GIVEN TASK: Beginning with the first line below, please repeat the material exactly, ending with the line that includes "0.9397, 0.9649, 0.9900];".

◆ ◆ ◆ ◆

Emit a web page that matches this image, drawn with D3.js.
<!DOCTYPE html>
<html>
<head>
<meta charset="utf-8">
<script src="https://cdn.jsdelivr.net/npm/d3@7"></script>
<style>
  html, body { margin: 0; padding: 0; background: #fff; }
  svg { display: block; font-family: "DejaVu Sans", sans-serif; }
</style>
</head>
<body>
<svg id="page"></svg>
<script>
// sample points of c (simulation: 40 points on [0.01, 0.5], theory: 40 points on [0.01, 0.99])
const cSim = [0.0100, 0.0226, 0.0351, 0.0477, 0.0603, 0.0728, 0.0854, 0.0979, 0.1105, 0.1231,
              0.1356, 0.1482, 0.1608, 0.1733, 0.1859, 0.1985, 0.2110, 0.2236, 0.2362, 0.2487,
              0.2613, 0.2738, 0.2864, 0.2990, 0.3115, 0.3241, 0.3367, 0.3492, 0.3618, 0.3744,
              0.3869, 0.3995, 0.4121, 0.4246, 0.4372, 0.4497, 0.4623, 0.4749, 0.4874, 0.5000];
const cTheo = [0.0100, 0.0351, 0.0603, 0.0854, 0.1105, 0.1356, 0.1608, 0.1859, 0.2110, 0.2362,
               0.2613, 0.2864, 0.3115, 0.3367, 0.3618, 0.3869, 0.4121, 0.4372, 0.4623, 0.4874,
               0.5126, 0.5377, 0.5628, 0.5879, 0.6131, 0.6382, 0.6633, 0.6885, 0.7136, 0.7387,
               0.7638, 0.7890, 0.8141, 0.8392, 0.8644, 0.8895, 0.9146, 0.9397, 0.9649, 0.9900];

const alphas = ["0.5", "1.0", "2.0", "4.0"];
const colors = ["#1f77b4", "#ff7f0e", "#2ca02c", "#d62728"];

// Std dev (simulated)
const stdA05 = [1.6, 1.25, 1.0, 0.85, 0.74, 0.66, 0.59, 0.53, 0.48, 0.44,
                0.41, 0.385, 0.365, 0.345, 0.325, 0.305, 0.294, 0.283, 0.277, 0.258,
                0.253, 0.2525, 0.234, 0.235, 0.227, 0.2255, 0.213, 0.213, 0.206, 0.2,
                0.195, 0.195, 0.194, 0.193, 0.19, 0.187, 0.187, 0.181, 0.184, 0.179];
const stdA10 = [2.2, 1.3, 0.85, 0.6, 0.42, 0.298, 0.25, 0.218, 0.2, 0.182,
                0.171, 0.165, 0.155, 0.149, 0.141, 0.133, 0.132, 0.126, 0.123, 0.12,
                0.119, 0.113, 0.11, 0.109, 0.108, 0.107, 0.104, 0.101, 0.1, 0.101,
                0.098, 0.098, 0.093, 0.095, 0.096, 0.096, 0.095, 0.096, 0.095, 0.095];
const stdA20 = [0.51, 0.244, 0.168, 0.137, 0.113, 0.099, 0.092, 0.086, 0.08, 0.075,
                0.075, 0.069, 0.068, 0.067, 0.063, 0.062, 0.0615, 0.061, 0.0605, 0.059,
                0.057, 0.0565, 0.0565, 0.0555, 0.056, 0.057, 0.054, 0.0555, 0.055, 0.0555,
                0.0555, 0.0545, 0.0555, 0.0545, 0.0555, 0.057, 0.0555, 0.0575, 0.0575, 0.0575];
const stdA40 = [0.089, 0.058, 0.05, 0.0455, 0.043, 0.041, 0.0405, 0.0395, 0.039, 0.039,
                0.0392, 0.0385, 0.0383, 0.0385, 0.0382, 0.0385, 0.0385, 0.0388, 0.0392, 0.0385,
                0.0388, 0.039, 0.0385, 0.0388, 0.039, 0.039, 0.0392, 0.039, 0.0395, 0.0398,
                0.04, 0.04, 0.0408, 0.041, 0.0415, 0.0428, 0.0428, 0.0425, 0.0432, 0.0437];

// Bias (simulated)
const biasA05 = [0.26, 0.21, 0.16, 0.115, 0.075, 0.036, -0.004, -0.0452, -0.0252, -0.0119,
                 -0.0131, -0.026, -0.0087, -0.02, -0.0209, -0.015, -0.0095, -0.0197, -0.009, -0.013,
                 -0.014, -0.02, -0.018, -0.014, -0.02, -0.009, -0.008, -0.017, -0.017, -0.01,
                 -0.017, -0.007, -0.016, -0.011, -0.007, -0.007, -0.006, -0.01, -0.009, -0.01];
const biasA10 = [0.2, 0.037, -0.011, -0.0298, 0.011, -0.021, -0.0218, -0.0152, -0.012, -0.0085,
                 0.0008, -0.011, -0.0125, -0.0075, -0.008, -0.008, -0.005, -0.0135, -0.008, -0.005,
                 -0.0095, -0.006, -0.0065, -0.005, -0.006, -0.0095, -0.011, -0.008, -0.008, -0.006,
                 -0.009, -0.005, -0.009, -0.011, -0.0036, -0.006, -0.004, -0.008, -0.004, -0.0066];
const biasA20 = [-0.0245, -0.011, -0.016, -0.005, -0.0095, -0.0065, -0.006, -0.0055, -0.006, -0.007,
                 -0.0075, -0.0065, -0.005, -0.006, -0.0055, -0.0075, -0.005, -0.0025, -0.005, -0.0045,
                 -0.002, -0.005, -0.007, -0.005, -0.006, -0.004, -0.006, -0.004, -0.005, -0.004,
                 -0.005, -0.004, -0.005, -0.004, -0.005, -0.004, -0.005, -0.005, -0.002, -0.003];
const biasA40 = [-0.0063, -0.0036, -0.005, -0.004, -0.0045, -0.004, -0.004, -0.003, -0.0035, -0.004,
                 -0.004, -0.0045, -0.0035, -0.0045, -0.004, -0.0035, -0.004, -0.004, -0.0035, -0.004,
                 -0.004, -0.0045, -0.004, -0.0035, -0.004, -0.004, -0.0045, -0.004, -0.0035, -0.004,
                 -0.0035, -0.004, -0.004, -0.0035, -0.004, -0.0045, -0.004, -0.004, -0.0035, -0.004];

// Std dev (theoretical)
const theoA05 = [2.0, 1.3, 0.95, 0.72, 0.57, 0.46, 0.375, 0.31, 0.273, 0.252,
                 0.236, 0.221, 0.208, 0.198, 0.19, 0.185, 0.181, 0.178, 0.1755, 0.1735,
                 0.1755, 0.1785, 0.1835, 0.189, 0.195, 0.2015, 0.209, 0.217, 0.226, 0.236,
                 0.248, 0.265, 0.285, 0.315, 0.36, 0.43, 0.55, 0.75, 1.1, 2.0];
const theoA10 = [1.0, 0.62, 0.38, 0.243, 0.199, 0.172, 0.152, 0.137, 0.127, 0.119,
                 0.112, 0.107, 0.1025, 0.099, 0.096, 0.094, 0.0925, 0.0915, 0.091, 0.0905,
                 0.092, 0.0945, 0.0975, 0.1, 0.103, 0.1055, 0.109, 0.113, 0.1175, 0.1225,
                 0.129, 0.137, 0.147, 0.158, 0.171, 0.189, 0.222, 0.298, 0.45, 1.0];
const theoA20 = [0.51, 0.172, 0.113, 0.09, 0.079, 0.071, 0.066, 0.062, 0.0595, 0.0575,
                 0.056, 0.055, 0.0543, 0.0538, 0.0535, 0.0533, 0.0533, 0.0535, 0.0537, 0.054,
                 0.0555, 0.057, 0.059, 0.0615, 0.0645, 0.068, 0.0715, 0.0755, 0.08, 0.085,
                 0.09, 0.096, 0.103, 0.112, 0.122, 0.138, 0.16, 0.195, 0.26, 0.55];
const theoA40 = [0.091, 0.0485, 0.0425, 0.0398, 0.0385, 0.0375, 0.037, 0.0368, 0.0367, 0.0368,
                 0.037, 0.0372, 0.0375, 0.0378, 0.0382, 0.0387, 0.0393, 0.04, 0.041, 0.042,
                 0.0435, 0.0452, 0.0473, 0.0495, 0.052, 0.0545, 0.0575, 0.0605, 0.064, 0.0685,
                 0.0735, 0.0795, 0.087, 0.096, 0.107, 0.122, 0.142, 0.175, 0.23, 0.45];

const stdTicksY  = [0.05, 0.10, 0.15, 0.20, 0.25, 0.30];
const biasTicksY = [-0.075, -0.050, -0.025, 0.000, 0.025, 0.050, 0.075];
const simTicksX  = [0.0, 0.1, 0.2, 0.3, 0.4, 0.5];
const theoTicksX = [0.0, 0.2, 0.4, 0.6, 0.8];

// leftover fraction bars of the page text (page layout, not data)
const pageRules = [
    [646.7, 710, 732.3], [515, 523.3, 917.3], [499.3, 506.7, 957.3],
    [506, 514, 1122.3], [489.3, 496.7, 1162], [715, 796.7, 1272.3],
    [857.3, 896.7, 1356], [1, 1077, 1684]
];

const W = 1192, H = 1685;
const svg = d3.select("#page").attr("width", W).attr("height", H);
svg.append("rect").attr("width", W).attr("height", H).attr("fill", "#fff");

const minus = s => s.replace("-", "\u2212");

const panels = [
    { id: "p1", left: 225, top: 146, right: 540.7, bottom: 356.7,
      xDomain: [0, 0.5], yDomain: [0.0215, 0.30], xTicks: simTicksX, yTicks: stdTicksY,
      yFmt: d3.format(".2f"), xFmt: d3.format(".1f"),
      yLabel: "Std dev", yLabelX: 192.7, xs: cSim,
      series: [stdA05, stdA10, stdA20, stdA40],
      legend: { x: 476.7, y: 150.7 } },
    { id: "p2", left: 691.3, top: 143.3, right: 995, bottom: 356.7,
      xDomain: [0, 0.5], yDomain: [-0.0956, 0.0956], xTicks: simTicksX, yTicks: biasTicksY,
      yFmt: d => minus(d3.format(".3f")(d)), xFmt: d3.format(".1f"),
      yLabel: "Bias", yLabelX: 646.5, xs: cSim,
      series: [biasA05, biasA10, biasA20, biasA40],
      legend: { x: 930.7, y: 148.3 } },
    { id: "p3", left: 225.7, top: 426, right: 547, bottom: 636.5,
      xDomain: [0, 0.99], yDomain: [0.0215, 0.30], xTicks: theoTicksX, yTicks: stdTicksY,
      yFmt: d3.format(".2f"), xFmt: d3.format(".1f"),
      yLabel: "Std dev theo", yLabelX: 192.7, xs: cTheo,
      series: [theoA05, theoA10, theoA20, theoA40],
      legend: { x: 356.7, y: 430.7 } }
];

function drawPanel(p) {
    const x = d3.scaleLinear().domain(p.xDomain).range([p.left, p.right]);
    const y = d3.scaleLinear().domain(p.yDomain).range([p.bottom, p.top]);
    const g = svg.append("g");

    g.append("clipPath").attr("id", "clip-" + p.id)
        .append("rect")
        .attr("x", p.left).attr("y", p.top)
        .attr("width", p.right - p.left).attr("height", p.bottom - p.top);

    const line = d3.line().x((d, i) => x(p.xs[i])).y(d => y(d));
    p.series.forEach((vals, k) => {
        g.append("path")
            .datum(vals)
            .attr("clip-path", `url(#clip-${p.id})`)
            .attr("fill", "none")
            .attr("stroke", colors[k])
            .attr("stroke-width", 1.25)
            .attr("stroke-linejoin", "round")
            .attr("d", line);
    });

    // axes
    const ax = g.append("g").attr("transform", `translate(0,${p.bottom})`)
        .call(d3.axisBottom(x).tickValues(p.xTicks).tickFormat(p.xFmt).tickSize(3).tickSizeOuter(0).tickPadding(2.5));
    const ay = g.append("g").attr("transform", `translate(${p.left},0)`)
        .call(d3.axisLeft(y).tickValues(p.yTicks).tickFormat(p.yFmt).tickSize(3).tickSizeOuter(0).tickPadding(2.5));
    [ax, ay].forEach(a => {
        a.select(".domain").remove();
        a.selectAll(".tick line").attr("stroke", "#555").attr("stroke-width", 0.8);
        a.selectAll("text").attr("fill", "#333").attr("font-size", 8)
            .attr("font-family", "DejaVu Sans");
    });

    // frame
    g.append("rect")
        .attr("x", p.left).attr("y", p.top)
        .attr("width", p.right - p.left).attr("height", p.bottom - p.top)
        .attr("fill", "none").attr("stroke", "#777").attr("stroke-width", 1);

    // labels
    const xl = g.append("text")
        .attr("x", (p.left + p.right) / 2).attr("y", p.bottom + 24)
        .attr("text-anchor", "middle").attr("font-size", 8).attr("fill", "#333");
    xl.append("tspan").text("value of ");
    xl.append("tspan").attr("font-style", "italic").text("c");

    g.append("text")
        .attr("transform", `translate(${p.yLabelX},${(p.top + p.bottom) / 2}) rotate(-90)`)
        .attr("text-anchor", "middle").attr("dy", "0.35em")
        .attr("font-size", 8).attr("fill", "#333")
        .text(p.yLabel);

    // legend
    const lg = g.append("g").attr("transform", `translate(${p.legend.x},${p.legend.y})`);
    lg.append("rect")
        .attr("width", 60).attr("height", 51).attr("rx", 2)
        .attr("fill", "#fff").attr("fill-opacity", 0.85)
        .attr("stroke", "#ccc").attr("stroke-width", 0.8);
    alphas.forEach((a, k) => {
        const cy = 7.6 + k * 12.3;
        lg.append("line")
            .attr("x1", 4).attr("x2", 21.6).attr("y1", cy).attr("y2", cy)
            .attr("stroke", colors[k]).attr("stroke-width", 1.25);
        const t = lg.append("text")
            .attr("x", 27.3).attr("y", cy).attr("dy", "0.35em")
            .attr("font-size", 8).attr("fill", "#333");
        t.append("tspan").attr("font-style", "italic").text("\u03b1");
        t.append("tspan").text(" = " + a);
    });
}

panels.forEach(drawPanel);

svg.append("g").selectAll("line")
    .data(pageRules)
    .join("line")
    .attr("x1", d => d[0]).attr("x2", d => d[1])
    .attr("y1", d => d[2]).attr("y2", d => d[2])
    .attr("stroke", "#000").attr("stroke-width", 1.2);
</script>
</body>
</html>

◆ ◆ ◆ ◆

SOLUTION TO THIS PROBLEM:
Emit a web page that matches this image, drawn with D3.js.
<!DOCTYPE html>
<html>
<head>
<meta charset="utf-8">
<script src="https://cdn.jsdelivr.net/npm/d3@7"></script>
<style>
  html, body { margin: 0; padding: 0; background: #fff; }
  svg { display: block; font-family: "DejaVu Sans", sans-serif; }
</style>
</head>
<body>
<svg id="page"></svg>
<script>
// sample points of c (simulation: 40 points on [0.01, 0.5], theory: 40 points on [0.01, 0.99])
const cSim = [0.0100, 0.0226, 0.0351, 0.0477, 0.0603, 0.0728, 0.0854, 0.0979, 0.1105, 0.1231,
              0.1356, 0.1482, 0.1608, 0.1733, 0.1859, 0.1985, 0.2110, 0.2236, 0.2362, 0.2487,
              0.2613, 0.2738, 0.2864, 0.2990, 0.3115, 0.3241, 0.3367, 0.3492, 0.3618, 0.3744,
              0.3869, 0.3995, 0.4121, 0.4246, 0.4372, 0.4497, 0.4623, 0.4749, 0.4874, 0.5000];
const cTheo = [0.0100, 0.0351, 0.0603, 0.0854, 0.1105, 0.1356, 0.1608, 0.1859, 0.2110, 0.2362,
               0.2613, 0.2864, 0.3115, 0.3367, 0.3618, 0.3869, 0.4121, 0.4372, 0.4623, 0.4874,
               0.5126, 0.5377, 0.5628, 0.5879, 0.6131, 0.6382, 0.6633, 0.6885, 0.7136, 0.7387,
               0.7638, 0.7890, 0.8141, 0.8392, 0.8644, 0.8895, 0.9146, 0.9397, 0.9649, 0.9900];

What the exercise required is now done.